The Trump family’s crypto platform, World Liberty Financial, is facing backlash over a new proposal to lock up tokens purchased by early investors for up to four years, or in some cases, indefinitely.

World Liberty posted the proposal to its governance forum on Wednesday, which outlined that early investors would have their World Liberty Financial (WLFI) tokens locked for a further two years before their tokens would be released in batches over the following two years.

According to the proposal, tokenholders who do not accept the new unlock schedule would “continue to have their tokens locked indefinitely.”

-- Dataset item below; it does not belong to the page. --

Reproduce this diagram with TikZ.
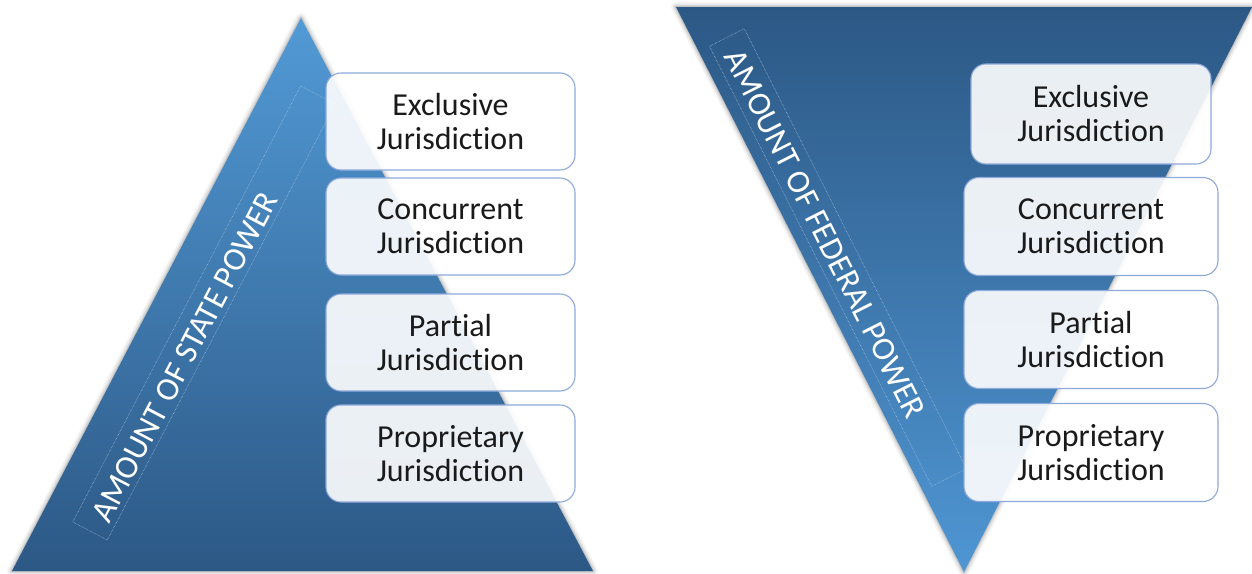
\documentclass[tikz,border=0pt]{standalone}
\usepackage{fontspec}
\setmainfont{Carlito}[RawFeature={-liga;-clig;-dlig}]
\definecolor{ltop}{HTML}{529AD6}
\definecolor{lmid}{HTML}{3B7DB8}
\definecolor{lbot}{HTML}{2C5885}
\definecolor{rtop}{HTML}{2C5885}
\definecolor{rmid}{HTML}{3775AE}
\definecolor{rbot}{HTML}{4F96D3}
\definecolor{boxborder}{HTML}{8EA9DB}
\definecolor{textdark}{HTML}{1A1A1A}
\definecolor{dotcol}{HTML}{B8CCE4}
\begin{document}
\begin{tikzpicture}[x=1pt,y=-1pt,
  jbox/.style={draw=boxborder, line width=1.1pt, fill=white, fill opacity=0.9, text opacity=1,
    rounded corners=15pt, align=center, inner sep=0pt, text=textdark,
    font=\fontsize{32}{34}\selectfont},
  dotrect/.style={draw=dotcol, densely dotted, line width=0.5pt, inner sep=0pt},
  powertext/.style={text=white, font=\fontsize{33}{33}\selectfont, inner sep=0pt},
  halo/.style={draw=black, line join=round}
]
\useasboundingbox (0,0) rectangle (1252,573);
\fill[white] (0,0) rectangle (1252,573);

% ---------- left triangle ----------
\coordinate (la) at (301,18);
\coordinate (lb) at (12,571);
\coordinate (lc) at (593,571);
\foreach \w/\o in {10/0.04,7/0.05,4/0.07,2/0.09}
  \draw[halo, line width=\w pt, draw opacity=\o] (la) -- (lb) -- (lc) -- cycle;
\shade[top color=ltop, middle color=lmid, bottom color=lbot] (la) -- (lb) -- (lc) -- cycle;

\node[dotrect, rotate=62.4, minimum width=492pt, minimum height=39pt] (lr) at (204,313) {};
\node[powertext, rotate=62.4] (lt) at (185,357) {AMOUNT OF STATE POWER};

% ---------- right triangle ----------
\coordinate (ra) at (676,7);
\coordinate (rb) at (1252,7);
\coordinate (rc) at (964,572);
\foreach \w/\o in {10/0.04,7/0.05,4/0.07,2/0.09}
  \draw[halo, line width=\w pt, draw opacity=\o] (ra) -- (rb) -- (rc) -- cycle;
\shade[top color=rtop, middle color=rmid, bottom color=rbot] (ra) -- (rb) -- (rc) -- cycle;

\node[dotrect, rotate=-63.2, minimum width=493pt, minimum height=39pt] (rr) at (838,257.5) {};
\node[powertext, rotate=-63.2] (rt) at (825,234) {AMOUNT OF FEDERAL POWER};

% ---------- left boxes ----------
\node[jbox, minimum width=249pt, minimum height=97pt] (l1) at (450.5,121.5) {Exclusive\\Jurisdiction};
\node[jbox, minimum width=249pt, minimum height=97pt] (l2) at (450.5,226.5) {Concurrent\\Jurisdiction};
\node[jbox, minimum width=249pt, minimum height=97pt] (l3) at (450.5,342.5) {Partial\\Jurisdiction};
\node[jbox, minimum width=249pt, minimum height=97pt] (l4) at (450.5,453.5) {Proprietary\\Jurisdiction};

% ---------- right boxes ----------
\node[jbox, minimum width=240pt, minimum height=100pt] (r1) at (1091,114) {Exclusive\\Jurisdiction};
\node[jbox, minimum width=254pt, minimum height=98pt] (r2) at (1091,226.5) {Concurrent\\Jurisdiction};
\node[jbox, minimum width=254pt, minimum height=98pt] (r3) at (1091,339.5) {Partial\\Jurisdiction};
\node[jbox, minimum width=254pt, minimum height=98pt] (r4) at (1091,452.5) {Proprietary\\Jurisdiction};
\end{tikzpicture}
\end{document}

The proposal saw wide opposition, with crypto entrepreneur Justin Sun, one of the platform’s advisers and its biggest investor, posting to X on Wednesday that the plan was “one of the most absurd governance scams I have ever seen.”

Source: Justin Sun

Sun, who said he holds a 4% stake in World Liberty that is currently frozen, has recently made a series of public criticisms against the platform, taking issue with a separate proposal and accusing it of having controls to blacklist wallets, which World Liberty denied.

Other critics of the proposal included Simon Dedic, the founder of venture firm Moonrock Capital, who posted to X that early WLFI investors “who thought they were sitting on solid profits just got rugged.”

“This essentially gives them another shot at squeezing the same lemon they’ve been inflating with hot air for the past two years. Which, what a surprise, lines up perfectly with the remainder of [Donald Trump’s] term,” he added.

World Liberty Financial did not respond to questions about the backlash, but spokesman David Wachsman told Cointelegraph in an emailed statement that the proposal “was designed to further align all the participants in the WLFI ecosystem for the long run.”

Related: WLFI may drop 20% as World Liberty Financial faces ‘LUNA 2.0’ allegations

Sun’s specific criticisms centered on the plan to indefinitely lock the tokens of those who disagreed with the proposal, accusing the platform of “coercion.”

He also took issue with being “forced out of this voting process” due to World Liberty’s freeze of his tokens and claimed that a “large number of holders with significant voting rights are in the same position.”

Wachsman added that voting on the proposal would begin soon and would run for a week.

The price of the WLFI token has traded flat at 8 cents over the past 24 hours but is down by more than 40% so far this year, alongside a wider retraction in the crypto and share markets.

WLFI has fallen more than 75% since its all-time high of 33 cents on Sept. 1, the token’s first day of public trading after holders voted to allow trading on the originally non-tradable token.